━━━ Rows ━━━

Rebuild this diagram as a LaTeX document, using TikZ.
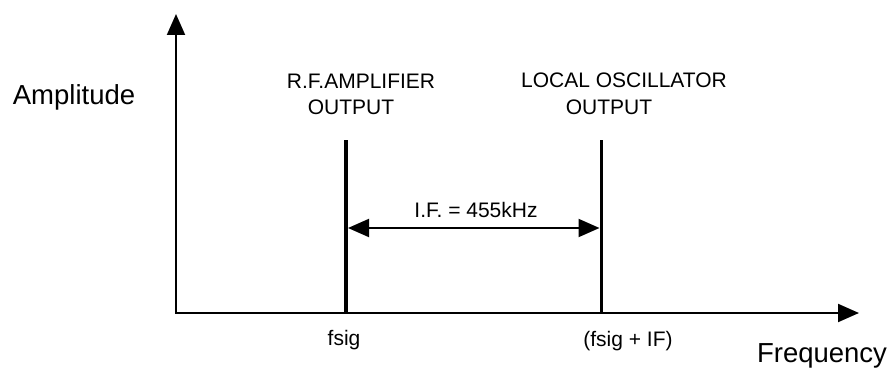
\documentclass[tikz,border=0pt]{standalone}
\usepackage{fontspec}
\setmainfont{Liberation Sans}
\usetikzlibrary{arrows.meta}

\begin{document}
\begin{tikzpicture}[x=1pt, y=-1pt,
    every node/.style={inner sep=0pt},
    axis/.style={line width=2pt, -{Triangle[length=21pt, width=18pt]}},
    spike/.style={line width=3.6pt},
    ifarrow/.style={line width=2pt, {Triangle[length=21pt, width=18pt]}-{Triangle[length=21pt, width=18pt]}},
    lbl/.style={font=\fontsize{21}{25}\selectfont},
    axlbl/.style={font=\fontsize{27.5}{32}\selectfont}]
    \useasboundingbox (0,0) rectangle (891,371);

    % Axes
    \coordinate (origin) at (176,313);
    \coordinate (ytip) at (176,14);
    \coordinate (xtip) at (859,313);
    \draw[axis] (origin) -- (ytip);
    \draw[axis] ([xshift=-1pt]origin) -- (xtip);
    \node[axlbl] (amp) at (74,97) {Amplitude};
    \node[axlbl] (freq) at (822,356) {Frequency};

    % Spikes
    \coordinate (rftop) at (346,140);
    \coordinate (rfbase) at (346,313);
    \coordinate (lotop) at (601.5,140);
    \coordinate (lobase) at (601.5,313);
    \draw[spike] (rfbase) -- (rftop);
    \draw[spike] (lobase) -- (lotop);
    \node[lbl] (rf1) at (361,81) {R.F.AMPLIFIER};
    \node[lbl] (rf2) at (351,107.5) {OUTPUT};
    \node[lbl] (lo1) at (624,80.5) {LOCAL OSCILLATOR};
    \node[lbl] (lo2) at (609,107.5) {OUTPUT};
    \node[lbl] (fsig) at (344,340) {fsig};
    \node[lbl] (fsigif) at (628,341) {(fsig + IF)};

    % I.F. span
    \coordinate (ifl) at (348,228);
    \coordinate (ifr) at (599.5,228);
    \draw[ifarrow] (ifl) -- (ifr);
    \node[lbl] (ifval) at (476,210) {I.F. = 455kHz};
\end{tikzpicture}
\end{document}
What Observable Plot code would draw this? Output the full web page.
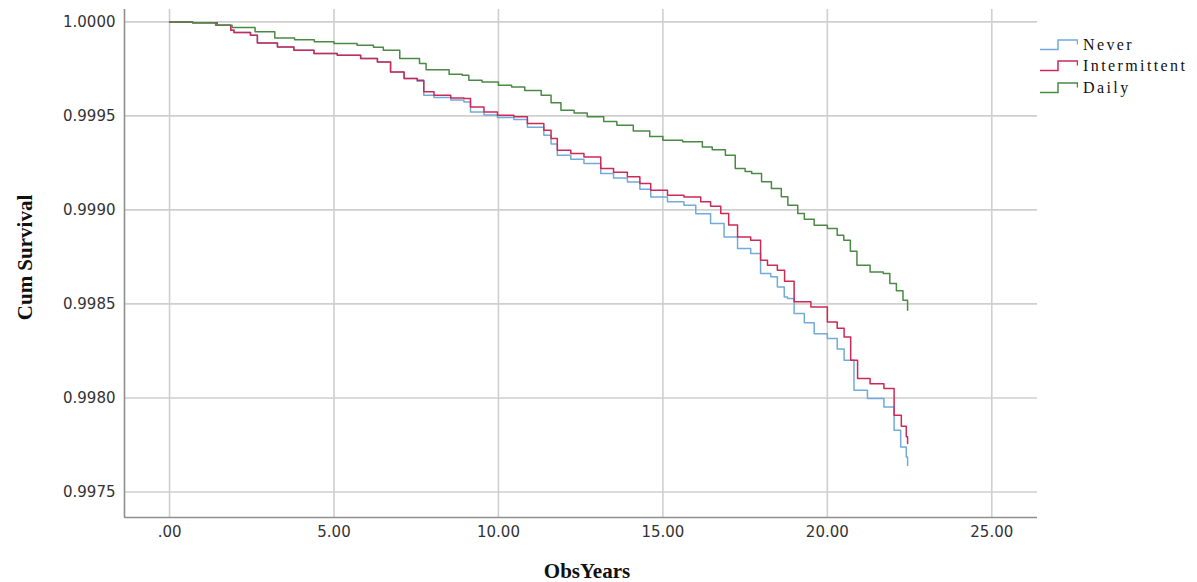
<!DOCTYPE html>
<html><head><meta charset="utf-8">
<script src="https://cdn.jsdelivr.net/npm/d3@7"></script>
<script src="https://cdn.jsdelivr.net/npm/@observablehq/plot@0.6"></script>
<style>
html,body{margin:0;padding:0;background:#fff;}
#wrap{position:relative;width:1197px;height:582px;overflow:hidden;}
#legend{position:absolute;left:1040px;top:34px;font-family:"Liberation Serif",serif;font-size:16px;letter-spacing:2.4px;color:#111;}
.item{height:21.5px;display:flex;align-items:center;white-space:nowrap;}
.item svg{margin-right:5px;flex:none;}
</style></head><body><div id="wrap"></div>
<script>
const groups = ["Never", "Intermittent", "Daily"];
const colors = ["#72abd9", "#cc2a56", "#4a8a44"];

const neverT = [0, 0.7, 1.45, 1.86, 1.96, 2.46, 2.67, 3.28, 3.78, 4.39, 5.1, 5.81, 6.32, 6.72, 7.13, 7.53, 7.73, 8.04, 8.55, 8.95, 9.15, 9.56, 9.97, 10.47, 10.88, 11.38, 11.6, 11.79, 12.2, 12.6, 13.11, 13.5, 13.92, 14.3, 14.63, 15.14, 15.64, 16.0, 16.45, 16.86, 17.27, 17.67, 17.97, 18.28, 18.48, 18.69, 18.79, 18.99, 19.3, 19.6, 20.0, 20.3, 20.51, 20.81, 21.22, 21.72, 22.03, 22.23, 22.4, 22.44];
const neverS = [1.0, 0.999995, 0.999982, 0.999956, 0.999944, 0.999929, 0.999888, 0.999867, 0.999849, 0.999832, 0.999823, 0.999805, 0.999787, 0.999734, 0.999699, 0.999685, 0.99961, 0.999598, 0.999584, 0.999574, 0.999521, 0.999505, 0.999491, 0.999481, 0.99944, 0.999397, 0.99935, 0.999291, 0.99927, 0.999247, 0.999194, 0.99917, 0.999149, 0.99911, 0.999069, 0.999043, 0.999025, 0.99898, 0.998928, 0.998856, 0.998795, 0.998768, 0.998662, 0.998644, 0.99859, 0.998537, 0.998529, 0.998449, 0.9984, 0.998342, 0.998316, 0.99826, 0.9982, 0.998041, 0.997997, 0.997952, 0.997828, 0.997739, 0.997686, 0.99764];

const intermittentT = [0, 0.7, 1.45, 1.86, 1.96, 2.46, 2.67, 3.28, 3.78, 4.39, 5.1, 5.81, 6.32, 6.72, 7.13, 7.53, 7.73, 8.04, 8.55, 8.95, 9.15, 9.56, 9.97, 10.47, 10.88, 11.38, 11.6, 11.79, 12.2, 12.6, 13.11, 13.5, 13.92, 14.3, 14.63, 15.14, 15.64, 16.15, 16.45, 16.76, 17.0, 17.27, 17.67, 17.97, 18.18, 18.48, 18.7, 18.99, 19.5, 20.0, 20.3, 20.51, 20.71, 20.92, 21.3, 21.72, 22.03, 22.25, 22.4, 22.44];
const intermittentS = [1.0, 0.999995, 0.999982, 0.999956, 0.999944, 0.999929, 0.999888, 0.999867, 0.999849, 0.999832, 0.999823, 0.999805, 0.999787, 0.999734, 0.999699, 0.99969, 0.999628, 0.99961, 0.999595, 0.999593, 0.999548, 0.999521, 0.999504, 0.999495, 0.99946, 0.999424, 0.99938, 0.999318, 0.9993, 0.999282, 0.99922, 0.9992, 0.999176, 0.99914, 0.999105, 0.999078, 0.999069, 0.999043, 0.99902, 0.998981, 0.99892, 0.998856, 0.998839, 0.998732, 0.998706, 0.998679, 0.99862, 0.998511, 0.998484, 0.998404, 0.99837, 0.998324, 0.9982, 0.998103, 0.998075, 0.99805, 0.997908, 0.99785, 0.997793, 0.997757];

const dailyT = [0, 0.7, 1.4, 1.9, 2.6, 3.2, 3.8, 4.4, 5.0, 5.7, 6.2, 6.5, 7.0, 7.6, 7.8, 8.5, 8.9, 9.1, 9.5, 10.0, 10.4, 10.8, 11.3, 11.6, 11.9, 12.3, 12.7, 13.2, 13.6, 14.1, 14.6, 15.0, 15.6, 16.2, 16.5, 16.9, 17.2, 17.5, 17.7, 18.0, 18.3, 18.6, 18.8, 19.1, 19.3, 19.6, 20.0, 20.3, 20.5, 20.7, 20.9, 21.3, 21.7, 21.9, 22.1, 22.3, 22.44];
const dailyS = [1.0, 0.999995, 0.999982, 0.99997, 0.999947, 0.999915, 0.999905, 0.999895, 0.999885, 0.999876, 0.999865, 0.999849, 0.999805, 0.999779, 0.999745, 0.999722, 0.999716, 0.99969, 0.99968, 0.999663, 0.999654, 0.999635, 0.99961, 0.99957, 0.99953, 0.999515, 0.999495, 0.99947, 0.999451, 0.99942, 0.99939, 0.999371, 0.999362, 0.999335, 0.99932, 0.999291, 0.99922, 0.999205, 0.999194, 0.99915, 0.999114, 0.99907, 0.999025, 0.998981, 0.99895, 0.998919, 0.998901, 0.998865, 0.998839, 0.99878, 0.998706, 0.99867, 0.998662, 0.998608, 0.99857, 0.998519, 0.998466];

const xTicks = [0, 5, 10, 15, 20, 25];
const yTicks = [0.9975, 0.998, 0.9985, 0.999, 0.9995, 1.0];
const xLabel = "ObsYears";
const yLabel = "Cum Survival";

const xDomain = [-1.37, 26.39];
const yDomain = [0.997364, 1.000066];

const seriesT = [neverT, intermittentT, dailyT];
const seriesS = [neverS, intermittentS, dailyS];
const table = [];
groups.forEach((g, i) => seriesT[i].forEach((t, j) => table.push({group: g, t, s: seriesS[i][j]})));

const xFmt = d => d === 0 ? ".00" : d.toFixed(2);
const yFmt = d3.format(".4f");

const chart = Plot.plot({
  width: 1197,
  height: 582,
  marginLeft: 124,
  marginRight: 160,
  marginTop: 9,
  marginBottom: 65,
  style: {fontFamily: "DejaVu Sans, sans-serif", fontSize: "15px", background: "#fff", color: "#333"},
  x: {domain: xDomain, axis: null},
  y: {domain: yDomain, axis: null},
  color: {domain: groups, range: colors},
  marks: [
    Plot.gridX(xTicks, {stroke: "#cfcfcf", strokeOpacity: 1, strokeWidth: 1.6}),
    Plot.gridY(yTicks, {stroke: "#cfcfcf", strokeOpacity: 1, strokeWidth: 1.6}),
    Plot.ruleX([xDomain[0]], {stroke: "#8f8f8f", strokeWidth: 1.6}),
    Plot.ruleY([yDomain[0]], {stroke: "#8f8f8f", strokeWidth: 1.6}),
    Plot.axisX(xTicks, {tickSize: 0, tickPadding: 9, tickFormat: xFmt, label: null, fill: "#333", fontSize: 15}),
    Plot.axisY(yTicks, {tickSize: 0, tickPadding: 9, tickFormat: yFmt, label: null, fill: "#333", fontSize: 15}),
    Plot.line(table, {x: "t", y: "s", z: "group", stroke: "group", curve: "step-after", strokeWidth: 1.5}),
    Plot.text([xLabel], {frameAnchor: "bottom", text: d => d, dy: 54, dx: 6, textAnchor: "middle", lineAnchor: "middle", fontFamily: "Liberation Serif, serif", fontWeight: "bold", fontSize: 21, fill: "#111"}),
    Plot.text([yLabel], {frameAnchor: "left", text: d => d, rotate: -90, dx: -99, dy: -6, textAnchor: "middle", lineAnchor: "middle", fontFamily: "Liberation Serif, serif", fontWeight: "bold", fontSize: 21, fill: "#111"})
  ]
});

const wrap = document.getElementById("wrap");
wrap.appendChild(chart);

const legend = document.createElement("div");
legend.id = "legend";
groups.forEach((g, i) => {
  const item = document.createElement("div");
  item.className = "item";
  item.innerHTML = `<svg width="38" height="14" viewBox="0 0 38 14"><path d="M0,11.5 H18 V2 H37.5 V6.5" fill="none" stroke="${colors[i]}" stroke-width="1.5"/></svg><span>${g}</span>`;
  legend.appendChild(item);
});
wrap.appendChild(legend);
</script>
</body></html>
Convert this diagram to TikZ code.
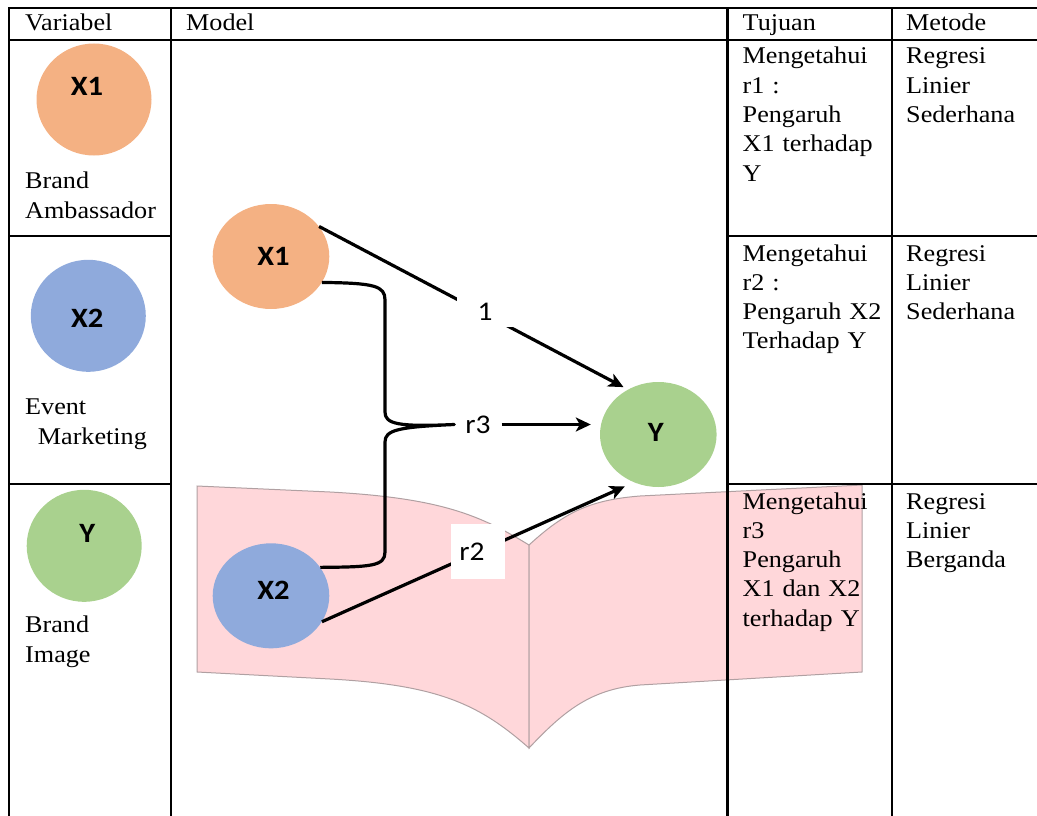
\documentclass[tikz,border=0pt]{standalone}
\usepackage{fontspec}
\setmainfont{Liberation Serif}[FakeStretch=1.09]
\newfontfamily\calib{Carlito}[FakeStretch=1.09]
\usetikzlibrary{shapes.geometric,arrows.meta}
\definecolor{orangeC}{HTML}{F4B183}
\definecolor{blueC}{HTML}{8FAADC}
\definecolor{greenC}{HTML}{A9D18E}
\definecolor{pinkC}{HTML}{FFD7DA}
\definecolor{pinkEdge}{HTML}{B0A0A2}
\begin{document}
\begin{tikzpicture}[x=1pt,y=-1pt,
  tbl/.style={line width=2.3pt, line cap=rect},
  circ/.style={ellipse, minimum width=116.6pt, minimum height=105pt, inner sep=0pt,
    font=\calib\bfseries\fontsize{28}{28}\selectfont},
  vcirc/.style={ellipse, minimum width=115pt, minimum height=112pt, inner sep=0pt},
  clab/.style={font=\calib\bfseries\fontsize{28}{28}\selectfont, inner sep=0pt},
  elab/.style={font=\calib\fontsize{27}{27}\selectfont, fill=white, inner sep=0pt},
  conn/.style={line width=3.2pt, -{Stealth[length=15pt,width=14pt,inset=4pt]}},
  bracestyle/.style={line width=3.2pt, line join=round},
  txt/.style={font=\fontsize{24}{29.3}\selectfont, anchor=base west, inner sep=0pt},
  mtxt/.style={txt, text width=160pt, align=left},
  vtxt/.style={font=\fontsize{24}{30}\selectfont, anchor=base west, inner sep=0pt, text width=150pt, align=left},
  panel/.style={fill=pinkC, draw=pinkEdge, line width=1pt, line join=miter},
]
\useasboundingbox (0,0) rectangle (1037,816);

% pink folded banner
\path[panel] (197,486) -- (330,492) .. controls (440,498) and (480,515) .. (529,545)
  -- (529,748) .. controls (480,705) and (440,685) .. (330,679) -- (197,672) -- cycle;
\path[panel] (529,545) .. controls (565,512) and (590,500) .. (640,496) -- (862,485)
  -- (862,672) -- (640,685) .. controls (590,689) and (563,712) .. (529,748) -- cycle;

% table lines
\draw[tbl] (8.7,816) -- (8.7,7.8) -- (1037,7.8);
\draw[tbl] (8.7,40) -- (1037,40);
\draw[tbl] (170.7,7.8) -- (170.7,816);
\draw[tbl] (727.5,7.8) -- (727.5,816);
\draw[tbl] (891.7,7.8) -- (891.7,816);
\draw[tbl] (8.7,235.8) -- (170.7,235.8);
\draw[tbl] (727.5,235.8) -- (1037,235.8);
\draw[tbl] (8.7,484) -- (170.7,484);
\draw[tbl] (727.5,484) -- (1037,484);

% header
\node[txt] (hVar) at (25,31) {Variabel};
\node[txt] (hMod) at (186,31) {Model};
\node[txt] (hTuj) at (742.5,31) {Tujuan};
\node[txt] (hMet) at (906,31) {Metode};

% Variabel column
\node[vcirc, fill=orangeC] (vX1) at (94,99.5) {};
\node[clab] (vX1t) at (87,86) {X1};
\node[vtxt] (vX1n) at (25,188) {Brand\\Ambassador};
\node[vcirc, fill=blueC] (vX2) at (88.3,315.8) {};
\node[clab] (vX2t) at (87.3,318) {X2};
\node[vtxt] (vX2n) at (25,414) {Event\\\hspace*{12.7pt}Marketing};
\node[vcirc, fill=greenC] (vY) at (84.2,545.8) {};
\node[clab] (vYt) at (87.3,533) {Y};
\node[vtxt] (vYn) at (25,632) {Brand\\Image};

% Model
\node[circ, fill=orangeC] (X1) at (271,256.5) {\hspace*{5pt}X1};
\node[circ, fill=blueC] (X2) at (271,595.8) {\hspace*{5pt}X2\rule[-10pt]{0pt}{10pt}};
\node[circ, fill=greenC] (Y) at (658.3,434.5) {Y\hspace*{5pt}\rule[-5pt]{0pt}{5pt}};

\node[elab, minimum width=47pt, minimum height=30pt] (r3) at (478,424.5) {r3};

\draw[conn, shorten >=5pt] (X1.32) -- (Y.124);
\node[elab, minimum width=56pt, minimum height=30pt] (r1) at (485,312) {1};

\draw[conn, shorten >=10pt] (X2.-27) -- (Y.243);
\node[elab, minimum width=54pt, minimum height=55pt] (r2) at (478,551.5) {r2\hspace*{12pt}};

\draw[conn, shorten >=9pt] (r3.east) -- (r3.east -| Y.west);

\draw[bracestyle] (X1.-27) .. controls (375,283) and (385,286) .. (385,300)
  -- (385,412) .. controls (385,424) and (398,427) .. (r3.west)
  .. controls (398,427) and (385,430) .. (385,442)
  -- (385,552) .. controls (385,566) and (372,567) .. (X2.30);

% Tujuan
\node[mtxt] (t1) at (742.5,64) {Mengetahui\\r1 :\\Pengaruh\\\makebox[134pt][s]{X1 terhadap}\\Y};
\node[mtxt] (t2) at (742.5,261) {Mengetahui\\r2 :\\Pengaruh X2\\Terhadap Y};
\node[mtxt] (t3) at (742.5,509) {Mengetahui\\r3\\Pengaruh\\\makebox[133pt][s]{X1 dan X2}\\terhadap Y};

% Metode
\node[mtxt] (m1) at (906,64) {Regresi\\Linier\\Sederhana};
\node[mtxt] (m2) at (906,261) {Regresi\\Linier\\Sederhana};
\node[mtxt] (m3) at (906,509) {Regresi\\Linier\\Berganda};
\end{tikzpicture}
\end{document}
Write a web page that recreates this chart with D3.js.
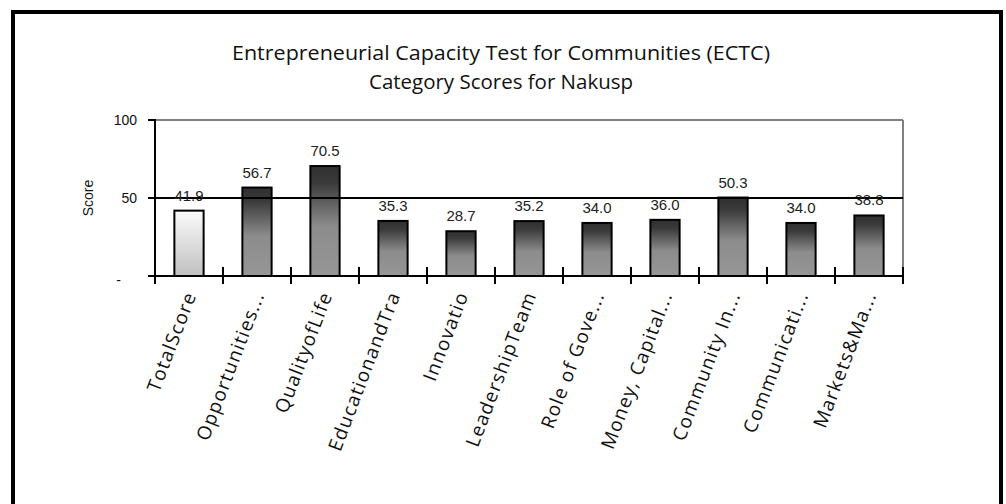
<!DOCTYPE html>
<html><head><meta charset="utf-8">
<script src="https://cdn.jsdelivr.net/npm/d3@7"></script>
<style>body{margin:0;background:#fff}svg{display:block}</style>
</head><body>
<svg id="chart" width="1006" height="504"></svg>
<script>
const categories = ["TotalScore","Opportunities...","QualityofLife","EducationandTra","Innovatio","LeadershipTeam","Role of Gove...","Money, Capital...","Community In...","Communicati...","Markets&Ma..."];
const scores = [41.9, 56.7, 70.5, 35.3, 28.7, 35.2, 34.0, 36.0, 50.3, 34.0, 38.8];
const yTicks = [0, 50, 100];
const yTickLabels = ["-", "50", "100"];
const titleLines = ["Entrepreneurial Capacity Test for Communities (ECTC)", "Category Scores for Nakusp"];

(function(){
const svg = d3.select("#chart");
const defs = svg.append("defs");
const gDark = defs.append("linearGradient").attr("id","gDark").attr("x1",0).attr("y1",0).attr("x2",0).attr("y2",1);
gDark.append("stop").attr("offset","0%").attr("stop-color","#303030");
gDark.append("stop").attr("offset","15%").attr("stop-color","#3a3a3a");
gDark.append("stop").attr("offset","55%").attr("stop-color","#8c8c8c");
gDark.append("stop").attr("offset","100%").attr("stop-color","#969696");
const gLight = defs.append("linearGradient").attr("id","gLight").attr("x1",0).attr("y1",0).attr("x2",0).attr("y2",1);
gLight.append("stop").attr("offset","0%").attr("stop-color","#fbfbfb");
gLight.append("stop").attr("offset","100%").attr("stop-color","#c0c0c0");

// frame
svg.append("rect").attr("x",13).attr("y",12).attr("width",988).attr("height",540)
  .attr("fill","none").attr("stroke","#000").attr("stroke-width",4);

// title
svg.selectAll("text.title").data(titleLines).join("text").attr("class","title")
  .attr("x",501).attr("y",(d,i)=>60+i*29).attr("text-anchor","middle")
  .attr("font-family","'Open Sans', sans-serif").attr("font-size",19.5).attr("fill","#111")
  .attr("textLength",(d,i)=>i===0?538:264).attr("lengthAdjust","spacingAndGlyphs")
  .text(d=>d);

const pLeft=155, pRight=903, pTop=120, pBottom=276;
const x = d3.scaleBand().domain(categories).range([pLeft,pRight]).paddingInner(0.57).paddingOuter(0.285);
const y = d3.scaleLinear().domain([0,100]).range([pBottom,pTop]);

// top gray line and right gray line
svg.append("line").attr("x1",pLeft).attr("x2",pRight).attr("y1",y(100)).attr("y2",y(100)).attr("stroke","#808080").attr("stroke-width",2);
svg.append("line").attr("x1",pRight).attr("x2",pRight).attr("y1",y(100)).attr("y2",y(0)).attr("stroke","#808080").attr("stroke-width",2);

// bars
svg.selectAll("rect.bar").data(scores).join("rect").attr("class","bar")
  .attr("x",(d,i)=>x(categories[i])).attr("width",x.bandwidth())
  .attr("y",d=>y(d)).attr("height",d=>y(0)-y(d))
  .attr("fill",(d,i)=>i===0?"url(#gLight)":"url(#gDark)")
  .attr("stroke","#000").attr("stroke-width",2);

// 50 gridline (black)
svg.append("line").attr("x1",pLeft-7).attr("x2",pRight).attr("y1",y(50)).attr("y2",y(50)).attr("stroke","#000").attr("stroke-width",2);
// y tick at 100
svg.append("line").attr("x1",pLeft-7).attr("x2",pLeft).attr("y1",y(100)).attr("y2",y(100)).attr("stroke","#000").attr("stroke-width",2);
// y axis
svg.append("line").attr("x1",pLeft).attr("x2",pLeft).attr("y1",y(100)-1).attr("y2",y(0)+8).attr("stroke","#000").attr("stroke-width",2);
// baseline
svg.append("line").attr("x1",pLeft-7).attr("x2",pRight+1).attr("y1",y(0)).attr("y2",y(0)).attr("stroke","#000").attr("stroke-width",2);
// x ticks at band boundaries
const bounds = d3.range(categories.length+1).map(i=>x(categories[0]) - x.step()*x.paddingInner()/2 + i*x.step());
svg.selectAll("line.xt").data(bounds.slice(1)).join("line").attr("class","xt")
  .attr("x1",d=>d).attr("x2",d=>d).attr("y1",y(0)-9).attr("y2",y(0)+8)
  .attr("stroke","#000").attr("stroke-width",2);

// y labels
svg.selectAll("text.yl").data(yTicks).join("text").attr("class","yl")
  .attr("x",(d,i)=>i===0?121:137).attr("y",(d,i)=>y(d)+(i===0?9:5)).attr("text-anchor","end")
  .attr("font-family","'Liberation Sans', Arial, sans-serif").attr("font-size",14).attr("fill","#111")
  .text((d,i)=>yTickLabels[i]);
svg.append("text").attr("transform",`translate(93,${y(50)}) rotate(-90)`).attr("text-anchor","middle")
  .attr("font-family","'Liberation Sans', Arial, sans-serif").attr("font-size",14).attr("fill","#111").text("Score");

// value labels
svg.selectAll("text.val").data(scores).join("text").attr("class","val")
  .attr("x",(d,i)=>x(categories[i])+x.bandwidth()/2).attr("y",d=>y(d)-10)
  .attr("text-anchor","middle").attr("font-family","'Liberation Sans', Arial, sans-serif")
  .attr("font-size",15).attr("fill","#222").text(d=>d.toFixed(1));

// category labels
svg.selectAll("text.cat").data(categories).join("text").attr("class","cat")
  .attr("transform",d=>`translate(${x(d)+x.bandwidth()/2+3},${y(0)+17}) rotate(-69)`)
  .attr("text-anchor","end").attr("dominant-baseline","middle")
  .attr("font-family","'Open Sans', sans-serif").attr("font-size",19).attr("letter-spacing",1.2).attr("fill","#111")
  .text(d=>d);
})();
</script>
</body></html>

━━━

List each line in the listing that contains the string "diagram".

Rebuild this diagram as a LaTeX document, using TikZ.
Convert this diagram to TikZ code.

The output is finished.